I also decided that RCS is too mainstream and went with main engine docking manoeuvres. Cos I can. This has the advantage of not only further reducing part count, dry weight
and aerodynamics, but also fuel if you know what you're doing.
Kerb weight is about 300tons, maybe less. I could've got it to about 200 with a 2 stage launch system, but that pushed me over the parts threshold (ironically) and wasn't viable.
Then it was a simple case of putting legs under it, building a re-fuel truck for it, testing to see if it can be landed, connected to the truck and then re-launched before starting the mission.
It's fucking ugly though, and I've got a
beautiful Uranus IB set up with a much better looking truck as well in-case I get bored and want to do the mission again.

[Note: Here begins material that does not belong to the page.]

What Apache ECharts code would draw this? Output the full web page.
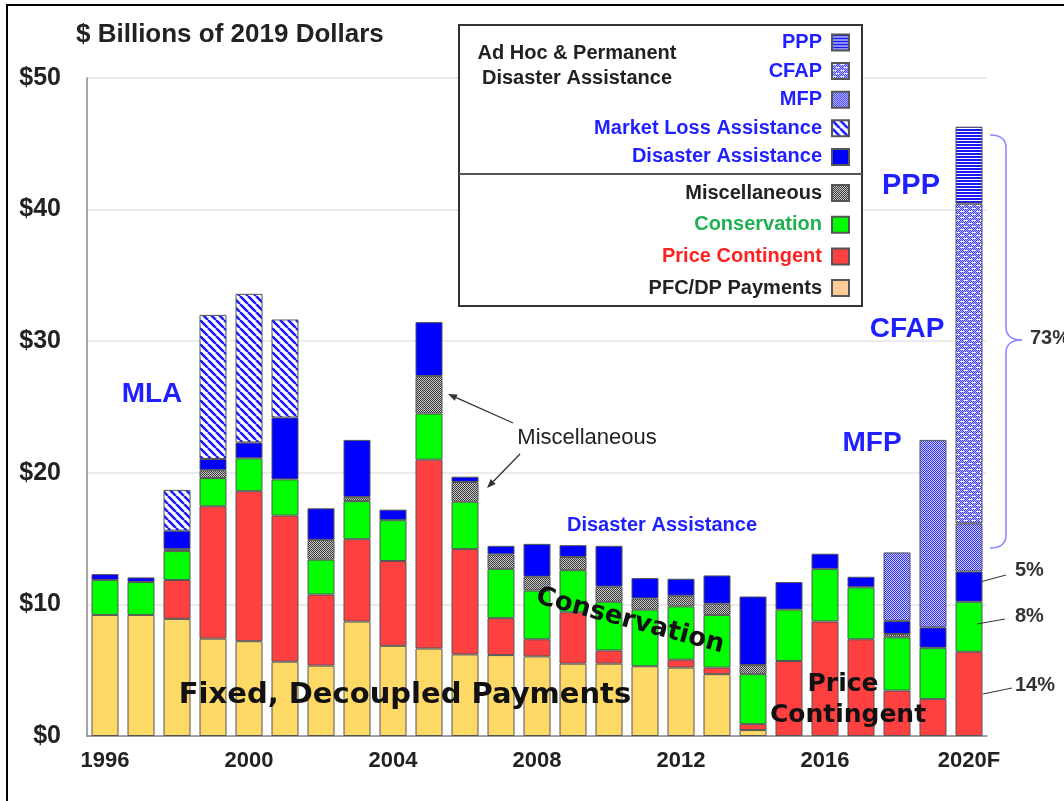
<!DOCTYPE html>
<html>
<head>
<meta charset="utf-8">
<script src="https://cdn.jsdelivr.net/npm/echarts@6/dist/echarts.min.js"></script>
<style>
  html, body { margin: 0; padding: 0; background: #fff; }
  #chart { width: 1064px; height: 801px; }
</style>
</head>
<body>
<div id="chart"></div>
<script>
// values in $ billions, stacked bottom -> top
const years = ['1996', '1997', '1998', '1999', '2000', '2001', '2002', '2003', '2004', '2005',
  '2006', '2007', '2008', '2009', '2010', '2011', '2012', '2013', '2014', '2015',
  '2016', '2017', '2018', '2019', '2020F'];
const shownYears = ['1996', '2000', '2004', '2008', '2012', '2016', '2020F'];

const pfcDp = [9.2, 9.2, 8.9, 7.4, 7.2, 5.65, 5.35, 8.7, 6.85, 6.65, 6.2, 6.15, 6.05, 5.5, 5.5, 5.3, 5.2, 4.7, 0.45, 0, 0, 0, 0, 0, 0];
const priceContingent = [0, 0, 2.95, 10.05, 11.4, 11.1, 5.4, 6.25, 6.45, 14.35, 8.0, 2.8, 1.3, 3.9, 1.0, 0, 0.6, 0.5, 0.45, 5.7, 8.7, 7.35, 3.45, 2.8, 6.4];
const conservation = [2.65, 2.5, 2.2, 2.15, 2.5, 2.75, 2.65, 2.9, 3.1, 3.5, 3.6, 3.75, 3.7, 3.2, 3.7, 4.3, 4.05, 4.0, 3.8, 3.9, 4.0, 3.95, 4.05, 3.9, 3.8];
const miscellaneous = [0, 0, 0.15, 0.6, 0, 0, 1.5, 0.3, 0, 2.85, 1.5, 1.1, 1.05, 1.0, 1.15, 0.85, 0.8, 0.85, 0.7, 0, 0, 0, 0.25, 0, 0];
const disasterAssistance = [0.45, 0.35, 1.4, 0.85, 1.2, 4.7, 2.4, 4.35, 0.8, 4.1, 0.4, 0.65, 2.5, 0.9, 3.1, 1.55, 1.3, 2.15, 5.2, 2.1, 1.15, 0.8, 1.0, 1.55, 2.3];
const marketLoss = [0, 0, 3.1, 10.95, 11.3, 7.45, 0, 0, 0, 0, 0, 0, 0, 0, 0, 0, 0, 0, 0, 0, 0, 0, 0, 0, 0];
const mfp = [0, 0, 0, 0, 0, 0, 0, 0, 0, 0, 0, 0, 0, 0, 0, 0, 0, 0, 0, 0, 0, 0, 5.2, 14.25, 3.65];
const cfap = [0, 0, 0, 0, 0, 0, 0, 0, 0, 0, 0, 0, 0, 0, 0, 0, 0, 0, 0, 0, 0, 0, 0, 0, 24.3];
const ppp = [0, 0, 0, 0, 0, 0, 0, 0, 0, 0, 0, 0, 0, 0, 0, 0, 0, 0, 0, 0, 0, 0, 0, 0, 5.85];

const ARIAL = '"Liberation Sans", Arial, sans-serif';
const HEAVY = '"DejaVu Sans", Verdana, sans-serif';
const BLUE = '#1f1fff';

function makePattern(w, h, draw) {
  const c = document.createElement('canvas');
  c.width = w;
  c.height = h;
  draw(c.getContext('2d'));
  return { image: c, repeat: 'repeat' };
}

const miscFill = makePattern(2, 2, ctx => {
  ctx.fillStyle = '#c8c8c8'; ctx.fillRect(0, 0, 2, 2);
  ctx.fillStyle = '#3a3a3a'; ctx.fillRect(0, 0, 1, 1); ctx.fillRect(1, 1, 1, 1);
});
const mlaFill = makePattern(8, 8, ctx => {
  ctx.fillStyle = '#fff'; ctx.fillRect(0, 0, 8, 8);
  ctx.strokeStyle = '#1a1aff'; ctx.lineWidth = 2.6;
  for (let k = -1; k <= 1; k++) {
    ctx.beginPath(); ctx.moveTo(k * 8, 0); ctx.lineTo(k * 8 + 8, 8); ctx.stroke();
  }
});
const mfpFill = makePattern(2, 2, ctx => {
  ctx.fillStyle = '#d4d4ff'; ctx.fillRect(0, 0, 2, 2);
  ctx.fillStyle = '#2a2aff'; ctx.fillRect(0, 0, 1, 1); ctx.fillRect(1, 1, 1, 1);
});
const cfapFill = makePattern(8, 6, ctx => {
  ctx.fillStyle = '#c8c8ff'; ctx.fillRect(0, 0, 8, 6);
  ctx.fillStyle = '#3030ff';
  for (let y = 0; y < 6; y++) for (let x = (y % 2); x < 8; x += 2) ctx.fillRect(x, y, 1, 1);
  ctx.fillStyle = '#fff';
  ctx.fillRect(0, 1, 4, 1);
  ctx.fillRect(4, 4, 4, 1);
});
const pppFill = makePattern(1, 3, ctx => {
  ctx.fillStyle = '#1a1aee'; ctx.fillRect(0, 0, 1, 2);
  ctx.fillStyle = '#fff'; ctx.fillRect(0, 2, 1, 1);
});

const layers = [
  { name: 'PFC/DP Payments', data: pfcDp, color: '#FFD966' },
  { name: 'Price Contingent', data: priceContingent, color: '#FF4040' },
  { name: 'Conservation', data: conservation, color: '#00FF00' },
  { name: 'Miscellaneous', data: miscellaneous, color: miscFill },
  { name: 'Disaster Assistance', data: disasterAssistance, color: '#0000FF' },
  { name: 'Market Loss Assistance', data: marketLoss, color: mlaFill },
  { name: 'MFP', data: mfp, color: mfpFill },
  { name: 'CFAP', data: cfap, color: cfapFill },
  { name: 'PPP', data: ppp, color: pppFill }
];

const series = layers.map(l => ({
  name: l.name,
  type: 'bar',
  stack: 'total',
  barWidth: 27,
  data: l.data.map(v => (v === 0 ? null : v)),
  itemStyle: { color: l.color, borderColor: '#555', borderWidth: 1 },
  emphasis: { disabled: true }
}));

function txt(text, x, y, font, color, extra) {
  return Object.assign({
    type: 'text', x: x, y: y, z: 100,
    style: { text: text, font: font, fill: color, align: 'center', verticalAlign: 'middle' }
  }, extra || {});
}

function arrow(x1, y1, x2, y2) {
  const a = Math.atan2(y2 - y1, x2 - x1), L = 9, W = 3.5;
  const bx = x2 - L * Math.cos(a), by = y2 - L * Math.sin(a);
  return [
    { type: 'line', z: 100, shape: { x1: x1, y1: y1, x2: bx, y2: by }, style: { stroke: '#333', lineWidth: 1.3 } },
    { type: 'polygon', z: 100, shape: { points: [[x2, y2], [bx + W * Math.sin(a), by - W * Math.cos(a)], [bx - W * Math.sin(a), by + W * Math.cos(a)]] }, style: { fill: '#333' } }
  ];
}

function seg(x1, y1, x2, y2, color, w) {
  return { type: 'line', z: 100, shape: { x1: x1, y1: y1, x2: x2, y2: y2 }, style: { stroke: color || '#333', lineWidth: w || 1 } };
}

function curve(x1, y1, cx, cy, x2, y2) {
  return { type: 'bezierCurve', z: 100, shape: { x1: x1, y1: y1, cpx1: cx, cpy1: cy, x2: x2, y2: y2 }, style: { fill: 'none', stroke: '#8c8cff', lineWidth: 1.6 } };
}

const legendBase = {
  orient: 'vertical',
  right: 214,
  align: 'right',
  icon: 'rect',
  padding: 0,
  itemWidth: 17,
  itemHeight: 16,
  selectedMode: false,
  textStyle: { fontFamily: ARIAL, fontSize: 20, fontWeight: 'bold', padding: [0, 5, 0, 0] }
};

const option = {
  animation: false,
  backgroundColor: '#fff',
  grid: { left: 87, right: 77, top: 78, bottom: 65 },
  legend: [
    Object.assign({}, legendBase, {
      top: 32.5,
      itemGap: 8.6,
      data: ['PPP', 'CFAP', 'MFP', 'Market Loss Assistance', 'Disaster Assistance']
        .map(n => ({ name: n, textStyle: { color: BLUE } }))
    }),
    Object.assign({}, legendBase, {
      top: 183,
      itemGap: 11.7,
      data: [
        { name: 'Miscellaneous', textStyle: { color: '#222' } },
        { name: 'Conservation', textStyle: { color: '#20b050' } },
        { name: 'Price Contingent', textStyle: { color: '#ff2020' } },
        { name: 'PFC/DP Payments', textStyle: { color: '#222' }, itemStyle: { color: '#FFCC99' } }
      ]
    })
  ],
  xAxis: {
    type: 'category',
    data: years,
    axisLine: { lineStyle: { color: '#888', width: 1.5 } },
    axisTick: { interval: 0, length: 7, lineStyle: { color: '#888' } },
    axisLabel: {
      interval: 0,
      margin: 14,
      fontFamily: ARIAL,
      fontSize: 22,
      fontWeight: 'bold',
      color: '#222',
      formatter: v => (shownYears.includes(v) ? v : '')
    }
  },
  yAxis: {
    type: 'value',
    min: 0,
    max: 50,
    interval: 10,
    axisLine: { show: true, lineStyle: { color: '#888', width: 1.5 } },
    axisTick: { show: false },
    splitLine: { lineStyle: { color: '#e4e4e4', width: 1.5 } },
    axisLabel: {
      margin: 26,
      fontFamily: ARIAL,
      fontSize: 25,
      fontWeight: 'bold',
      color: '#222',
      formatter: '${value}'
    }
  },
  series: series,
  graphic: [
    { type: 'rect', z: -1, silent: true, shape: { x: 7, y: 5, width: 1200, height: 1000 }, style: { fill: 'none', stroke: '#000', lineWidth: 2 } },
    { type: 'rect', z: 1, shape: { x: 459, y: 25, width: 403, height: 281 }, style: { fill: '#fff', stroke: '#333', lineWidth: 2 } },
    { type: 'line', z: 1, shape: { x1: 459, y1: 174, x2: 862, y2: 174 }, style: { stroke: '#555', lineWidth: 2 } },
    txt('Ad Hoc & Permanent', 577, 53, 'bold 20px ' + ARIAL, '#222'),
    txt('Disaster Assistance', 577, 78, 'bold 20px ' + ARIAL, '#222'),
    txt('$ Billions of 2019 Dollars', 76, 35, 'bold 26px ' + ARIAL, '#222', {}),
    txt('MLA', 152, 394, 'bold 28px ' + ARIAL, BLUE),
    txt('Miscellaneous', 587, 438, '22px ' + ARIAL, '#222'),
    txt('Disaster Assistance', 662, 525, 'bold 20px ' + ARIAL, BLUE),
    txt('Conservation', 630, 621, 'bold 26px ' + HEAVY, '#111', { rotation: -0.26 }),
    txt('Fixed, Decoupled Payments', 405, 695, 'bold 29px ' + HEAVY, '#111'),
    txt('Price', 843, 684, 'bold 25px ' + HEAVY, '#111'),
    txt('Contingent', 848, 715, 'bold 25px ' + HEAVY, '#111'),
    txt('PPP', 911, 186, 'bold 29px ' + ARIAL, BLUE),
    txt('CFAP', 907, 329, 'bold 28px ' + ARIAL, BLUE),
    txt('MFP', 872, 443, 'bold 28px ' + ARIAL, BLUE),
    txt('73%', 1030, 338, 'bold 20px ' + ARIAL, '#333'),
    txt('5%', 1015, 570, 'bold 20px ' + ARIAL, '#333'),
    txt('8%', 1015, 616, 'bold 20px ' + ARIAL, '#333'),
    txt('14%', 1015, 685, 'bold 20px ' + ARIAL, '#333'),
    seg(980, 582, 1006, 575),
    seg(977, 624, 1005, 619),
    seg(983, 694, 1012, 688),
    // brace over the pandemic aid
    curve(990, 135, 1006, 135, 1006, 148),
    seg(1006, 148, 1006, 327, '#8c8cff', 1.6),
    curve(1006, 327, 1006, 340, 1022, 340),
    curve(1022, 340, 1006, 340, 1006, 353),
    seg(1006, 353, 1006, 535, '#8c8cff', 1.6),
    curve(1006, 535, 1006, 548, 990, 548)
  ].concat(arrow(513, 423, 448, 394), arrow(520, 454, 487, 488))
};

// left-aligned texts
option.graphic.forEach(g => {
  if (g.type === 'text' && (g.style.text.indexOf('%') >= 0 || g.style.text.indexOf('Billions') >= 0)) g.style.align = 'left';
});

const chart = echarts.init(document.getElementById('chart'));
chart.setOption(option);
</script>
</body>
</html>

The mission itself goes as thus:
- Spawn on the pad and blast into a very low orbit with the SSTO.
- De-couple the Lander and fuel tank, burn TLI to the moon.
- Rather than bring everything down to LLO, to save fuel I circularised to a rather eccentric orbit facing back out towards Earth.

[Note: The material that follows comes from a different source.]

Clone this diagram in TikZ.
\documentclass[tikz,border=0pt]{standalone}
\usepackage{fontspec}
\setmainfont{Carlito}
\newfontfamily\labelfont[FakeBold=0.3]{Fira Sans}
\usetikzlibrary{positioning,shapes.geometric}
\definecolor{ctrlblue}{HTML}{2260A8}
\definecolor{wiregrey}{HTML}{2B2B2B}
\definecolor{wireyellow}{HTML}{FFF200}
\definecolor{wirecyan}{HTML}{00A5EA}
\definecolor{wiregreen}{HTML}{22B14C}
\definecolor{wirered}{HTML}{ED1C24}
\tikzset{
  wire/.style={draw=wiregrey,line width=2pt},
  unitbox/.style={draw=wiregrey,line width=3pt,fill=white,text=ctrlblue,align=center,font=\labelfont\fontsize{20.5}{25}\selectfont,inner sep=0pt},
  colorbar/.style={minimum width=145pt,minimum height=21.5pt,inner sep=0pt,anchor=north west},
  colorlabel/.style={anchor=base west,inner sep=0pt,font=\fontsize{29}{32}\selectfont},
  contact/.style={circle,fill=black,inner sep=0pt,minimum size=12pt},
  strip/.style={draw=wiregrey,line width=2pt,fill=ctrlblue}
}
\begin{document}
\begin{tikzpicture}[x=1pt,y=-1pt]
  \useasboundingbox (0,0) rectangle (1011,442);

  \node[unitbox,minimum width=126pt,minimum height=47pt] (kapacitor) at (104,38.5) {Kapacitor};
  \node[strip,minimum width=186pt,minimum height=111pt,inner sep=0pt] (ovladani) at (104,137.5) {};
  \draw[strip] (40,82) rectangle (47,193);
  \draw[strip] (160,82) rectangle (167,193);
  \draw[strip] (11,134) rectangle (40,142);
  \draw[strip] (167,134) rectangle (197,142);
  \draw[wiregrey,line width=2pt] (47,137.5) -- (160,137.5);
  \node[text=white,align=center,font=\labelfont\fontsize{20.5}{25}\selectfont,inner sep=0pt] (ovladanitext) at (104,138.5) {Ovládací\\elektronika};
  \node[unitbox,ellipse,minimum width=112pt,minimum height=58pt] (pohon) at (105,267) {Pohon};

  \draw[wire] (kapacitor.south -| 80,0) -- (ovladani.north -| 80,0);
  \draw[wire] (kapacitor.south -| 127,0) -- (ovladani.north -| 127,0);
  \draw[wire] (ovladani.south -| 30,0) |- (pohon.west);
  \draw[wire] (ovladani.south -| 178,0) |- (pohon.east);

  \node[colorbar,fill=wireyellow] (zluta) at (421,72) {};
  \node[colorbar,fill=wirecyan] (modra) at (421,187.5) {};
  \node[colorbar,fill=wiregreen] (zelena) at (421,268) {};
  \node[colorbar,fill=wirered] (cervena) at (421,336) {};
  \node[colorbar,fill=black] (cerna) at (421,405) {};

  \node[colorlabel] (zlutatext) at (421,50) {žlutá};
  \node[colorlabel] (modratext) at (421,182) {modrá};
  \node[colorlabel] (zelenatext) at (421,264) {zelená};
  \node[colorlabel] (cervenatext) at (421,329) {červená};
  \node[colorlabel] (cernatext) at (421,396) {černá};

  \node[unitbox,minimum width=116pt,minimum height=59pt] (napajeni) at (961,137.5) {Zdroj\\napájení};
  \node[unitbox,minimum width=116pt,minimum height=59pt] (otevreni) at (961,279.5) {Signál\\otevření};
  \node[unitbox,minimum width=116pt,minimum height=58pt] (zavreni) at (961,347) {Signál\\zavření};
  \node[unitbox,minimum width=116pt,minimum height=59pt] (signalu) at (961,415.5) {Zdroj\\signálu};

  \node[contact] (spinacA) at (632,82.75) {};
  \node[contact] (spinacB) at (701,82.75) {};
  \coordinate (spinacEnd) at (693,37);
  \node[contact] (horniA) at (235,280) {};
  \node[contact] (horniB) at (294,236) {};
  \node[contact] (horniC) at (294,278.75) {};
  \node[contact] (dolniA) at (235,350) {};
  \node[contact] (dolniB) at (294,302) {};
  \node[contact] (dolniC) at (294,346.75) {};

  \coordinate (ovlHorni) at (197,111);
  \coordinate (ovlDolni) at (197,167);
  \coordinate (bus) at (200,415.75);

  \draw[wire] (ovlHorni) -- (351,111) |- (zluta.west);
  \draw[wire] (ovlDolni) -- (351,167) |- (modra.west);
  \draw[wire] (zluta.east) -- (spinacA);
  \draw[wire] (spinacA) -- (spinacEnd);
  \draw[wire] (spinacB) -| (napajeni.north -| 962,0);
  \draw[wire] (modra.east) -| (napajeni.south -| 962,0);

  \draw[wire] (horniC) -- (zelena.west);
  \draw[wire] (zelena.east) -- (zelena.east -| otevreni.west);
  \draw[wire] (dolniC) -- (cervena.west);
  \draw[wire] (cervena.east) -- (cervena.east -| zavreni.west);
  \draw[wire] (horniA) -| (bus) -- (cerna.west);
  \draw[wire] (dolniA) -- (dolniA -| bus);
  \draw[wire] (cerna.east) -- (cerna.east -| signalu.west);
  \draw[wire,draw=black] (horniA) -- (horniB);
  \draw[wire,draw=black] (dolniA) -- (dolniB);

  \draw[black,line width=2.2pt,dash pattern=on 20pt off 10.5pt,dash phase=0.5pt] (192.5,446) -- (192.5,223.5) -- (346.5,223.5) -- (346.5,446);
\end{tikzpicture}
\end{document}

- Left the fuel tank upstairs and powered landing to the surface and blast straight back to another low (350m ish) orbit.
- Grab an encounter (with a 200m/s speed difference), dock (without RCS) and then TEI back to Earth
- Aerobrake, make an encounter with the SSTO still sitting empty in LEO, dock (after cancelling out the enormous orbital speed difference)

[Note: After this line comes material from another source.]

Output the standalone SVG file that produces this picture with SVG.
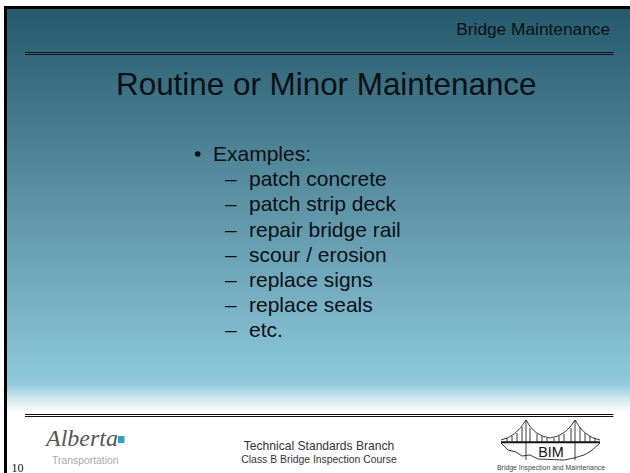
<svg xmlns="http://www.w3.org/2000/svg" width="630" height="473" viewBox="0 0 630 473">
<style>
text{font-family:"Liberation Sans",Arial,sans-serif;fill:#0a0f14}
.b{font-size:21px}
.r{fill:none;stroke:#111;stroke-width:1}
.br{fill:none;stroke:#111;stroke-width:2}
.hg{fill:none;stroke:#222;stroke-width:.9}
.tw{stroke:#777;stroke-width:1.400;fill:none}
</style>
<defs>
<linearGradient id="bg" x1="0" y1="8" x2="0" y2="473" gradientUnits="userSpaceOnUse">
<stop offset="0" stop-color="#255a6b"/>
<stop offset=".789" stop-color="#8cc6d9"/>
<stop offset=".811" stop-color="#97cbdc"/>
<stop offset=".843" stop-color="#d5eaf1"/>
<stop offset=".871" stop-color="#fff"/>
<stop offset="1" stop-color="#fff"/>
</linearGradient>
</defs>
<rect width="630" height="473" fill="#fff"/>
<rect x="5.500" y="7.500" width="640" height="480" fill="url(#bg)" stroke="#000" stroke-width="3"/>
<g id="rules">
<path class="r" d="M25 52.500H613.500M25 54.500H613.500"/>
<path class="r" d="M25 414.500H613.500M25 416.500H613.500"/>
</g>
<g id="header"><text x="610" y="35" font-size="17.300" text-anchor="end">Bridge Maintenance</text></g>
<g id="title"><text x="116" y="94.500" font-size="31.400">Routine or Minor Maintenance</text></g>
<g id="list">
<circle cx="197.700" cy="154" r="2.800" fill="#0a0f14"/>
<text class="b" x="213" y="161">Examples:</text>
<g>
<text class="b" x="225" y="186">–</text><text class="b" x="249" y="186">patch concrete</text>
<text class="b" x="225" y="211">–</text><text class="b" x="249" y="211">patch strip deck</text>
<text class="b" x="225" y="236.500">–</text><text class="b" x="249" y="236.500">repair bridge rail</text>
<text class="b" x="225" y="261.500">–</text><text class="b" x="249" y="261.500">scour / erosion</text>
<text class="b" x="225" y="286.500">–</text><text class="b" x="249" y="286.500">replace signs</text>
<text class="b" x="225" y="311.500">–</text><text class="b" x="249" y="311.500">replace seals</text>
<text class="b" x="225" y="336.500">–</text><text class="b" x="249" y="336.500">etc.</text>
</g>
</g>
<g id="alberta-logo">
<text x="46" y="446" font-size="24" font-style="italic" style="font-family:'Liberation Serif',serif;fill:#555">Alberta</text>
<rect x="118" y="436" width="6.500" height="7" fill="#2f9fc0"/>
<text x="52" y="464" font-size="10.400" style="fill:#aaa">Transportation</text>
</g>
<g id="page-number"><text x="11.500" y="471.500" font-size="12" style="font-family:'Liberation Serif',serif;fill:#111">10</text></g>
<g id="footer">
<text x="319" y="450" font-size="12.100" text-anchor="middle" style="fill:#333">Technical Standards Branch</text>
<text x="319" y="463" font-size="10.400" text-anchor="middle" style="fill:#333">Class B Bridge Inspection Course</text>
</g>
<g id="bim-logo">
<path class="tw" d="M526 420V460M575 420V460"/>
<path class="br" d="M501 442.300H600"/>
<path class="hg" d="M501 440Q516 437 526 420Q534 436 550 438Q566 436 575 420Q584 437 600 440"/>
<path class="hg" d="M507 442V438M512 442V436M517 442V433M522 442V427M530 442V428M537 442V434M542 442V436M547 442V438M554 442V438M559 442V436M564 442V434M571 442V428M580 442V427M585 442V433M590 442V436M595 442V438"/>
<path class="hg" d="M501 443L508 450L516 452L522 456L530 455L538 459L564 460L574 458L584 455L591 451L600 443"/>
<text x="551" y="456.700" font-size="14.400" text-anchor="middle" style="fill:#111">BIM</text>
<text x="551" y="470" font-size="6.900" text-anchor="middle" style="fill:#444">Bridge Inspection and Maintenance</text>
</g>
</svg>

- Transfer the remaining fuel to the SSTO
- De-orbit
- Powered landing onto the Launchpad
- Mission One complete
- Re-fuel SSTO from fuel truck.
- Launch to LEO again
- Decouple and burn TMI to Mars aerobrake
- Again, no point bringing the fuel tank all the way down so aerobrake until the orbit is facing back out towards Earth, raise the periapsis until it's above Mars atmosphere
- De-orbit, parachute landing and straight back up to LMO
- Encounter and dock with the fuel tank
- Burn out of the SOI and lower the perihelion to Earths level
- Get a decently close approach and adjust with deep space burns to encounter
- Aerobrake
- Set up docking encounter with SSTO in LEO
- Dock with SSTO and transfer fuel (if you look closely enough, my encounter orbit puts me at 28.5km periapsis and have to do some adjusting on the fly cos I can't go around again. I make the dock at 30.4km...
- Pre-landing fuel transfer and de-orbit burn
- Powered landing at the launchpad
- End of Mission Two
- Re-fuel SSTO from truck and launch back to LEO.
Rinse and repeat.
As Steve puts it,
If I'm honest, making the video was harder than the challenge itself. Condensing over an hour of silent footage into an 11 minute video with added and properly timed sound effects took
ages. But I'm pretty happy with both, especially as it's the return of the NoPro brand hehe.